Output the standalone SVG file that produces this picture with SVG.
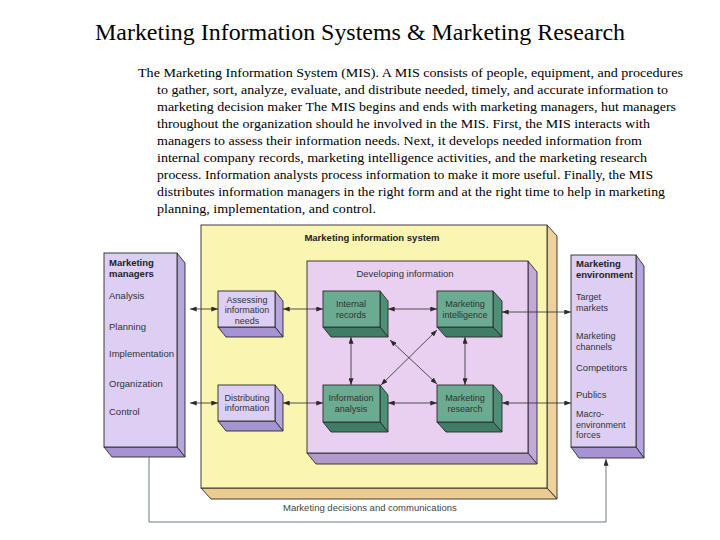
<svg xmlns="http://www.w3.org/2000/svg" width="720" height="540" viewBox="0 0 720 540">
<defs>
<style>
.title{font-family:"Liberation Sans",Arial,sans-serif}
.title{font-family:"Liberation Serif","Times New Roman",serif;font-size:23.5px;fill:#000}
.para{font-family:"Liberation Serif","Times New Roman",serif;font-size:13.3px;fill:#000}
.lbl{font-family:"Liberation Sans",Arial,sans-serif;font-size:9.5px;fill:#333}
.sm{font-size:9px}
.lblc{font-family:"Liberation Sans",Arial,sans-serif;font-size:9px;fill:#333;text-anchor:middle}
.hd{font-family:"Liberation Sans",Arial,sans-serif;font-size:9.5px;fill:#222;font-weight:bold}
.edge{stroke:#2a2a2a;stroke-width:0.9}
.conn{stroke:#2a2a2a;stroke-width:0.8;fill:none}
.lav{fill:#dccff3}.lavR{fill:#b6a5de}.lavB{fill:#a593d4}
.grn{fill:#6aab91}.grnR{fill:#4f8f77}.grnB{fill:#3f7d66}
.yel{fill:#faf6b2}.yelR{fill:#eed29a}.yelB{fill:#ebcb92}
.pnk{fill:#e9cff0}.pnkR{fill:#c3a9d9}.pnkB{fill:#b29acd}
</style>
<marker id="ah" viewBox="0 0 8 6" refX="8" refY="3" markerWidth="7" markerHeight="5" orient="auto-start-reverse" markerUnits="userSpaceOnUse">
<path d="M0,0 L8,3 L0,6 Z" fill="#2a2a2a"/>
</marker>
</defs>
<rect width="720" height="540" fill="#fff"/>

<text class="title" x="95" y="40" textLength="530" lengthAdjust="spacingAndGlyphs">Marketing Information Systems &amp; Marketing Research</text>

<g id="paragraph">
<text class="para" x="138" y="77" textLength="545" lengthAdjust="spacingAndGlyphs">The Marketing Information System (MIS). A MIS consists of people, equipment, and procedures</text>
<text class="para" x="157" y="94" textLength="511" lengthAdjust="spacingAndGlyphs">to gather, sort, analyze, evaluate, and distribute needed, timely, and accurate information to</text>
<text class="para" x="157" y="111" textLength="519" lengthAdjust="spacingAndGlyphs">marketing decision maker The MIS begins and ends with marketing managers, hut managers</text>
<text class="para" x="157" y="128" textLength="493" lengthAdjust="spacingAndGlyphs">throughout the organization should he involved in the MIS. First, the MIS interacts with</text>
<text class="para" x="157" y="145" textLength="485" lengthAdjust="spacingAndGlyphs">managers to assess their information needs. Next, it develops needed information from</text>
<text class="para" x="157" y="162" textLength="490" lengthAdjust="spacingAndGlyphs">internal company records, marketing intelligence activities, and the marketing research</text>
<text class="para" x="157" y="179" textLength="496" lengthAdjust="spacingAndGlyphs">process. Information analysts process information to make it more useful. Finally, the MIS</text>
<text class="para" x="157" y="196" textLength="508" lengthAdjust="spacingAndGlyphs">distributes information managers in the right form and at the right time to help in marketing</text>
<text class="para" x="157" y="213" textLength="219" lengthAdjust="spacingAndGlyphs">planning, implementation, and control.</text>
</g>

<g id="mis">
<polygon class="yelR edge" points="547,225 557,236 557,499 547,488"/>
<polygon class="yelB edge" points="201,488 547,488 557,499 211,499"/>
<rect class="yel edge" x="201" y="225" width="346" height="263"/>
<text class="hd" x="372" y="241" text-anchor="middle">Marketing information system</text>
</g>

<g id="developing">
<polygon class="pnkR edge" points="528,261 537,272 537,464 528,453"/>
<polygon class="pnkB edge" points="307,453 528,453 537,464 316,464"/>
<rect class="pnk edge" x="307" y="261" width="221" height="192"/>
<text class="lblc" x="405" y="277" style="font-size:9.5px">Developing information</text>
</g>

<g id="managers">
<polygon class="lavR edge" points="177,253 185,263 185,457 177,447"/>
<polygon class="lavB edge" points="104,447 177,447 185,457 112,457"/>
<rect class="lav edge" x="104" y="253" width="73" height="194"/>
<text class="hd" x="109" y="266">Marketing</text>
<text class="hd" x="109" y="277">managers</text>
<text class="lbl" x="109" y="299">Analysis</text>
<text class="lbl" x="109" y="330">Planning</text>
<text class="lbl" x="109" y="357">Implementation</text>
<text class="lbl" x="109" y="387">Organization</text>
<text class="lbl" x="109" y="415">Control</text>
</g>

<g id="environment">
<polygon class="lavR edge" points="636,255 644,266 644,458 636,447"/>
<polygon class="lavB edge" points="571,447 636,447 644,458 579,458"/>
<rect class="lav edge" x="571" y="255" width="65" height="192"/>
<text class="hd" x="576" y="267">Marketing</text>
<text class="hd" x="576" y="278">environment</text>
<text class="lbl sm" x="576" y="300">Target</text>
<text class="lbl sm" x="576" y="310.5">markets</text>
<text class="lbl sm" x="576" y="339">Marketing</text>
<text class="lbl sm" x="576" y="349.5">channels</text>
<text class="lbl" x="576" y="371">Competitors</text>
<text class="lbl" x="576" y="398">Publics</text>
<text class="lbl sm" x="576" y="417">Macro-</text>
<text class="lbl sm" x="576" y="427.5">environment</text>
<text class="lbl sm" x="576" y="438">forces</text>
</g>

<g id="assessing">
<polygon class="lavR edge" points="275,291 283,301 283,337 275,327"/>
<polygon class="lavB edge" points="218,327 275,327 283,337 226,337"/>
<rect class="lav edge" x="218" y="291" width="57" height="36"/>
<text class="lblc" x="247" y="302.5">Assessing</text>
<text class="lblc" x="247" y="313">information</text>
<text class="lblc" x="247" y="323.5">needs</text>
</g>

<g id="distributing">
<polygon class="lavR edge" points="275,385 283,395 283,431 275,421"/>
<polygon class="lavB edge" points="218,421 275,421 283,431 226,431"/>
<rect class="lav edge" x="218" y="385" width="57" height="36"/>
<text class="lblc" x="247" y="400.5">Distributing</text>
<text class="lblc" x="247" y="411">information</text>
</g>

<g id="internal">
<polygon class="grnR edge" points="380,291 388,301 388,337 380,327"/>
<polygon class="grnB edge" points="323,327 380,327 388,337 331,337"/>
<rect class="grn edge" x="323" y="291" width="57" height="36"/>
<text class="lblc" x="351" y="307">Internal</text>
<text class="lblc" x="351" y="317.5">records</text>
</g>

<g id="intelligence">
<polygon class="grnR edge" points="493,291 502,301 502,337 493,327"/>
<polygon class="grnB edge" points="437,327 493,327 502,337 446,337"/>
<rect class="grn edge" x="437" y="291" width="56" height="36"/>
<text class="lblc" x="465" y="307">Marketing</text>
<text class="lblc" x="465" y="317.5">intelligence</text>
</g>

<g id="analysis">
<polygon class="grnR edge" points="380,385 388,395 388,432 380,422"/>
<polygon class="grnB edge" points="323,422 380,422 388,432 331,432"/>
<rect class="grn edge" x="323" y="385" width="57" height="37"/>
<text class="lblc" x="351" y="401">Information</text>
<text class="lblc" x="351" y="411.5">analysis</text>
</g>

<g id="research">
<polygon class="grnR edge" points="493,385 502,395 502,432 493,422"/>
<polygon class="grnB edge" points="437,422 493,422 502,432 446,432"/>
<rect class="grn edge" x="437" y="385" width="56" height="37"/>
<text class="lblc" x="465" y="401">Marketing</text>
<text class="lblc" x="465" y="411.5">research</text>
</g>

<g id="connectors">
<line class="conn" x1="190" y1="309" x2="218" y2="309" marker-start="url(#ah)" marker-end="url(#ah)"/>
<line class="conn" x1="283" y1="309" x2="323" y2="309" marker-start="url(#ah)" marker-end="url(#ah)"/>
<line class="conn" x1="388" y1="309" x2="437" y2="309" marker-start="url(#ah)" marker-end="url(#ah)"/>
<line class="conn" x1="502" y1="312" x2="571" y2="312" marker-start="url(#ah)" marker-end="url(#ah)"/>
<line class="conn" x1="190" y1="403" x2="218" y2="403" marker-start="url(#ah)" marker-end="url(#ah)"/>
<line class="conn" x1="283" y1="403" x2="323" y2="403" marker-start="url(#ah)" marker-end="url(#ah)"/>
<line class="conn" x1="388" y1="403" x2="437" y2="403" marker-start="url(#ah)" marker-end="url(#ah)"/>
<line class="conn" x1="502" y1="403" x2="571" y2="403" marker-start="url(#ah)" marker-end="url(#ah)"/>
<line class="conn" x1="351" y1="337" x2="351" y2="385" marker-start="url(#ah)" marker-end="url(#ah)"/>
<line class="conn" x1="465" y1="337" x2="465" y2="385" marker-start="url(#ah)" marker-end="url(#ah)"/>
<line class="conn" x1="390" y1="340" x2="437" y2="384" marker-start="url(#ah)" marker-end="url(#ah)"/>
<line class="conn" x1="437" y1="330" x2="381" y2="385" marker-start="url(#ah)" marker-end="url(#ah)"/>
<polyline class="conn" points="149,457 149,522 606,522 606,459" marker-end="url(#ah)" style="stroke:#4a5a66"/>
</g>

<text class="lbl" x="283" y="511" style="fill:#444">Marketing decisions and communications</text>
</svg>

### WRITTEN INSTRUCTION:
Everything from the first line to the line with "Systems &amp; Marketing Research</text>" must be repeated exactly, and nothing else. Leave the pictures out.

### ANSWER TO THE PROBLEM:
Output the standalone SVG file that produces this picture with SVG.
<svg xmlns="http://www.w3.org/2000/svg" width="720" height="540" viewBox="0 0 720 540">
<defs>
<style>
.title{font-family:"Liberation Sans",Arial,sans-serif}
.title{font-family:"Liberation Serif","Times New Roman",serif;font-size:23.5px;fill:#000}
.para{font-family:"Liberation Serif","Times New Roman",serif;font-size:13.3px;fill:#000}
.lbl{font-family:"Liberation Sans",Arial,sans-serif;font-size:9.5px;fill:#333}
.sm{font-size:9px}
.lblc{font-family:"Liberation Sans",Arial,sans-serif;font-size:9px;fill:#333;text-anchor:middle}
.hd{font-family:"Liberation Sans",Arial,sans-serif;font-size:9.5px;fill:#222;font-weight:bold}
.edge{stroke:#2a2a2a;stroke-width:0.9}
.conn{stroke:#2a2a2a;stroke-width:0.8;fill:none}
.lav{fill:#dccff3}.lavR{fill:#b6a5de}.lavB{fill:#a593d4}
.grn{fill:#6aab91}.grnR{fill:#4f8f77}.grnB{fill:#3f7d66}
.yel{fill:#faf6b2}.yelR{fill:#eed29a}.yelB{fill:#ebcb92}
.pnk{fill:#e9cff0}.pnkR{fill:#c3a9d9}.pnkB{fill:#b29acd}
</style>
<marker id="ah" viewBox="0 0 8 6" refX="8" refY="3" markerWidth="7" markerHeight="5" orient="auto-start-reverse" markerUnits="userSpaceOnUse">
<path d="M0,0 L8,3 L0,6 Z" fill="#2a2a2a"/>
</marker>
</defs>
<rect width="720" height="540" fill="#fff"/>

<text class="title" x="95" y="40" textLength="530" lengthAdjust="spacingAndGlyphs">Marketing Information Systems &amp; Marketing Research</text>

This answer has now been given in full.